Superstition becomes a means of asserting some control, a means of ordering what is otherwise disorderly. That would be the best explanation for why otherwise rational people continue to engage in superstitious behavior.

There's an interesting addendum to all of this. Largely through the laws of probability, superstitious actions will seem to have the intended effect. So through coincidence alone, people feel that their practices or actions are in fact justified. If we think of throwing a pinch of salt over our left shoulder, as a form of protective magic, more often than not nothing bad is going to happen.

In addition to this, I think there's a kind of psychological filtering that takes place-people tend to ignore the ineffectiveness of their superstitions.

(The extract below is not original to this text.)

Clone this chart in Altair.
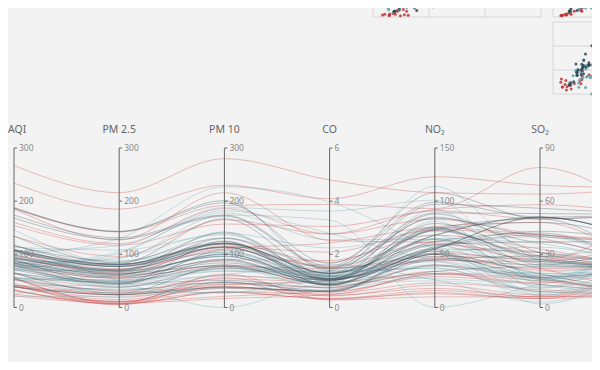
import altair as alt
import pandas as pd

cities = ["北京", "上海", "广州"]
city_colors = ["#c23531", "#2f4554", "#61a0a8"]

dim_names = ["AQI", "PM 2.5", "PM 10", "CO", "NO₂", "SO₂"]
dim_max = [300, 300, 300, 6, 150, 90]
dim_ticks = [[0, 100, 200, 300], [0, 100, 200, 300], [0, 100, 200, 300],
             [0, 2, 4, 6], [0, 50, 100, 150], [0, 30, 60, 90]]
level_names = ["优", "良", "轻度污染", "中度污染", "重度污染", "严重污染"]

# Beijing
bj_aqi = [55, 25, 56, 33, 42, 82, 74, 78, 267, 185, 39, 41, 64, 108, 108, 33, 94, 186, 57, 22, 39, 94, 99, 31, 42, 154, 234, 160, 134, 52, 46]
bj_pm25 = [9, 11, 7, 7, 24, 58, 49, 55, 216, 127, 19, 11, 38, 79, 63, 6, 66, 142, 31, 8, 15, 69, 73, 12, 27, 117, 185, 120, 96, 24, 5]
bj_pm10 = [56, 21, 63, 29, 44, 90, 77, 80, 280, 216, 38, 40, 74, 120, 116, 29, 110, 192, 54, 17, 36, 114, 110, 30, 43, 157, 230, 186, 165, 60, 49]
bj_co = [0.46, 0.65, 0.3, 0.33, 0.76, 1.77, 1.46, 1.29, 4.8, 2.52, 0.57, 0.43, 1.04, 1.7, 1.48, 0.34, 1.54, 3.88, 0.96, 0.48, 0.61, 2.08, 2.43, 0.5, 1, 3.05, 4.09, 2.77, 2.76, 1.03, 0.28]
bj_no2 = [18, 34, 14, 16, 40, 68, 48, 59, 108, 61, 31, 21, 46, 75, 44, 13, 62, 93, 32, 23, 29, 73, 76, 32, 53, 92, 123, 91, 83, 50, 10]
bj_so2 = [6, 9, 5, 6, 16, 33, 27, 29, 64, 27, 15, 7, 22, 41, 26, 5, 31, 79, 14, 10, 13, 39, 48, 16, 22, 58, 69, 50, 41, 21, 6]
bj_level = ["良", "优", "良", "优", "优", "良", "良", "良", "重度污染", "中度污染", "优", "优", "良", "轻度污染", "轻度污染", "优", "良", "中度污染", "良", "优", "优", "良", "良", "优", "优", "中度污染", "重度污染", "中度污染", "轻度污染", "良", "优"]

# Shanghai
sh_aqi = [91, 65, 83, 109, 106, 109, 106, 89, 53, 80, 117, 99, 95, 116, 108, 134, 79, 71, 97, 84, 87, 104, 87, 168, 65, 39, 39, 93, 188, 174, 187]
sh_pm25 = [45, 27, 60, 81, 77, 81, 77, 65, 33, 55, 81, 71, 69, 87, 80, 83, 43, 46, 71, 57, 63, 77, 62, 128, 45, 24, 24, 68, 143, 131, 143]
sh_pm10 = [125, 78, 84, 121, 114, 121, 114, 78, 47, 80, 124, 142, 130, 131, 121, 167, 107, 89, 113, 91, 101, 119, 100, 172, 51, 38, 39, 96, 197, 174, 201]
sh_co = [0.82, 0.86, 1.09, 1.28, 1.07, 1.28, 1.07, 0.86, 0.64, 1.01, 1.03, 1.1, 1.28, 1.47, 1.3, 1.16, 1.05, 0.86, 1.17, 0.85, 0.9, 1.09, 1, 1.49, 0.74, 0.61, 0.59, 1.05, 1.66, 1.55, 1.39]
sh_no2 = [34, 45, 73, 68, 55, 68, 55, 51, 50, 75, 45, 62, 74, 84, 85, 57, 59, 64, 88, 55, 56, 73, 72, 97, 39, 47, 50, 79, 99, 108, 89]
sh_so2 = [23, 29, 27, 51, 51, 51, 51, 26, 17, 24, 24, 42, 50, 40, 37, 43, 37, 25, 31, 31, 41, 48, 28, 56, 17, 17, 19, 29, 51, 50, 53]
sh_level = ["良", "良", "良", "轻度污染", "轻度污染", "轻度污染", "轻度污染", "良", "良", "良", "轻度污染", "良", "良", "轻度污染", "轻度污染", "轻度污染", "良", "良", "良", "良", "良", "轻度污染", "良", "中度污染", "良", "优", "优", "良", "中度污染", "中度污染", "中度污染"]

# Guangzhou
gz_aqi = [26, 85, 78, 21, 41, 56, 64, 55, 76, 91, 84, 64, 70, 77, 109, 73, 54, 51, 91, 73, 73, 84, 93, 99, 146, 113, 81, 56, 82, 106, 118]
gz_pm25 = [37, 62, 38, 21, 42, 52, 30, 48, 85, 81, 39, 51, 69, 105, 68, 68, 27, 61, 71, 102, 50, 94, 77, 130, 84, 108, 48, 48, 92, 116, 50]
gz_pm10 = [27, 71, 74, 36, 46, 69, 28, 74, 113, 104, 60, 101, 120, 178, 87, 97, 47, 97, 121, 182, 76, 140, 104, 227, 139, 137, 62, 68, 174, 188, 0]
gz_co = [1.163, 1.195, 1.363, 0.634, 0.915, 1.067, 0.924, 1.236, 1.237, 1.041, 0.964, 0.862, 1.198, 2.549, 0.996, 0.905, 0.592, 0.811, 1.374, 2.787, 0.717, 2.238, 1.165, 3.97, 1.094, 1.481, 1.619, 1.336, 3.29, 3.628, 1.383]
gz_no2 = [27, 60, 37, 40, 81, 92, 51, 75, 114, 56, 25, 58, 65, 64, 74, 51, 53, 65, 43, 44, 31, 68, 53, 55, 40, 48, 26, 37, 0, 101, 76]
gz_so2 = [13, 8, 7, 9, 13, 16, 2, 26, 27, 40, 11, 23, 36, 16, 29, 34, 12, 19, 18, 19, 20, 18, 7, 15, 17, 15, 3, 9, 13, 16, 11]
gz_level = ["优", "良", "良", "优", "优", "良", "良", "良", "良", "良", "良", "良", "良", "良", "轻度污染", "良", "良", "良", "良", "良", "良", "良", "良", "良", "轻度污染", "轻度污染", "良", "良", "良", "轻度污染", "轻度污染"]

city_cols = {
    "北京": [bj_aqi, bj_pm25, bj_pm10, bj_co, bj_no2, bj_so2, bj_level],
    "广州": [gz_aqi, gz_pm25, gz_pm10, gz_co, gz_no2, gz_so2, gz_level],
    "上海": [sh_aqi, sh_pm25, sh_pm10, sh_co, sh_no2, sh_so2, sh_level],
}

# ---- tables built from the arrays ----
line_rows, wide_rows = [], []
for city, cols in city_cols.items():
    for d in range(len(cols[0])):
        rid = f"{city}-{d + 1}"
        for k in range(6):
            line_rows.append({"id": rid, "city": city, "k": k, "v": cols[k][d] / dim_max[k]})
        lvl = level_names.index(cols[6][d])
        line_rows.append({"id": rid, "city": city, "k": 6, "v": (lvl + 0.5) / len(level_names)})
        wide_rows.append({"city": city, "aqi": cols[0][d], "pm25": cols[1][d], "pm10": cols[2][d],
                          "co": cols[3][d], "no2": cols[4][d], "so2": cols[5][d]})
lines_df = pd.DataFrame(line_rows)
wide_df = pd.DataFrame(wide_rows)

axes_df = pd.DataFrame({"k": list(range(6)), "name": dim_names, "y0": 0.0, "y1": 1.0})
tick_rows = []
for k, ticks in enumerate(dim_ticks):
    for t in ticks:
        tick_rows.append({"k": k, "t": t / dim_max[k], "label": str(t)})
ticks_df = pd.DataFrame(tick_rows)

# ---- layout (plot-area pixels; plot origin is page (8, 8)) ----
SP = 105.2
PX = alt.Scale(domain=[0, 6], range=[6, 6 + 6 * SP], nice=False, zero=False)
PY = alt.Scale(domain=[0, 1], range=[299.5, 140], nice=False, zero=False)
color = alt.Color("city:N", scale=alt.Scale(domain=cities, range=city_colors), legend=None)
FONT = "Noto Sans"
AXIS_COLOR = "#666666"

lines = alt.Chart(lines_df).mark_line(interpolate="monotone", strokeWidth=1, opacity=0.3, clip=True).encode(
    x=alt.X("k:Q", scale=PX, axis=None),
    y=alt.Y("v:Q", scale=PY, axis=None),
    detail="id:N",
    color=color,
)
axis_lines = alt.Chart(axes_df).mark_rule(color=AXIS_COLOR, strokeWidth=1).encode(
    x=alt.X("k:Q", scale=PX, axis=None),
    y=alt.Y("y0:Q", scale=PY, axis=None),
    y2="y1:Q",
)
axis_names = alt.Chart(axes_df).transform_filter("datum.k > 0").mark_text(
    align="center", baseline="middle", dy=-18, fontSize=10.5, font=FONT, color="#666666").encode(
    x=alt.X("k:Q", scale=PX, axis=None),
    y=alt.Y("y1:Q", scale=PY, axis=None),
    text="name:N",
)
first_name = alt.Chart(axes_df).transform_filter("datum.k == 0").mark_text(
    align="left", baseline="middle", dx=-6, dy=-18, fontSize=10.5, font=FONT, color="#666666").encode(
    x=alt.X("k:Q", scale=PX, axis=None),
    y=alt.Y("y1:Q", scale=PY, axis=None),
    text="name:N",
)
tick_marks = alt.Chart(ticks_df).mark_rule(color=AXIS_COLOR, strokeWidth=1, x2Offset=3).encode(
    x=alt.X("k:Q", scale=PX, axis=None),
    x2="k:Q",
    y=alt.Y("t:Q", scale=PY, axis=None),
)
tick_labels = alt.Chart(ticks_df).mark_text(align="left", baseline="middle", dx=5, fontSize=8.5,
                                            font=FONT, color="#888888").encode(
    x=alt.X("k:Q", scale=PX, axis=None),
    y=alt.Y("t:Q", scale=PY, axis=None),
    text="label:N",
)


def panel(xf, yf, xdom, xrng, ydom, yrng, xticks, yticks):
    xs = alt.Scale(domain=xdom, range=xrng, nice=False, zero=False)
    ys = alt.Scale(domain=ydom, range=yrng, nice=False, zero=False)
    vg = pd.DataFrame({"xt": xticks, "y0": ydom[0], "y1": ydom[1]})
    hg = pd.DataFrame({"yt": yticks, "x0": xdom[0], "x1": xdom[1]})
    vlayer = alt.Chart(vg).mark_rule(color="#d6d6d6", strokeWidth=1, clip=True).encode(
        x=alt.X("xt:Q", scale=xs, axis=None), y=alt.Y("y0:Q", scale=ys, axis=None), y2="y1:Q")
    hlayer = alt.Chart(hg).mark_rule(color="#d6d6d6", strokeWidth=1, clip=True).encode(
        y=alt.Y("yt:Q", scale=ys, axis=None), x=alt.X("x0:Q", scale=xs, axis=None), x2="x1:Q")
    pts = alt.Chart(wide_df).mark_circle(size=9, opacity=0.85, clip=True).encode(
        x=alt.X(f"{xf}:Q", scale=xs, axis=None),
        y=alt.Y(f"{yf}:Q", scale=ys, axis=None),
        color=color,
    )
    return [vlayer, hlayer, pts]


pm_ticks = [0, 100, 200, 300]
co_ticks = [0, 2, 4, 6]
p1 = panel("pm10", "pm25", [0, 300], [365, 533], [0, 300], [9, -63], pm_ticks, pm_ticks)
p2u = panel("co", "pm25", [0, 6], [545, 713], [0, 300], [9, -63], co_ticks, pm_ticks)
p2l = panel("co", "pm10", [0, 6], [545, 713], [0, 300], [86, 14], co_ticks, pm_ticks)

chart = alt.layer(
    *p1, *p2u, *p2l, lines, axis_lines, tick_marks, tick_labels, axis_names, first_name
).resolve_scale(x="independent", y="independent").properties(
    width=584, height=354, background="#f3f3f3", padding=0, autosize="none"
).configure_view(stroke=None)

chart.save("out.html", embed_options={"renderer": "svg", "actions": False})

So when one goes to have one's palm read or Tarot cards read, certain similarities between what the fortune teller says and what the person experiences in his or her own life can be recognized. Dissimilarities are given less credence or ignored outright.

Are there any superstitions that you follow either consciously or unconsciously?

Yes, there are a couple, but each one of these is taken with a grain of salt. So if you quote me on this you have to include that. I read my horoscope, I knock on wood religiously, and I will also do Tarot readings. But I engage in these activities as someone who perceives himself as a rationalist. I don't believe the cards are going to tell me my future, but I do believe that I can learn quite a bit about my feelings and myself by measuring my reactions to the readings. In other words, the buck stops with reason. Ultimately, I'm going to make the decisions, I'm not going to base them on these methods.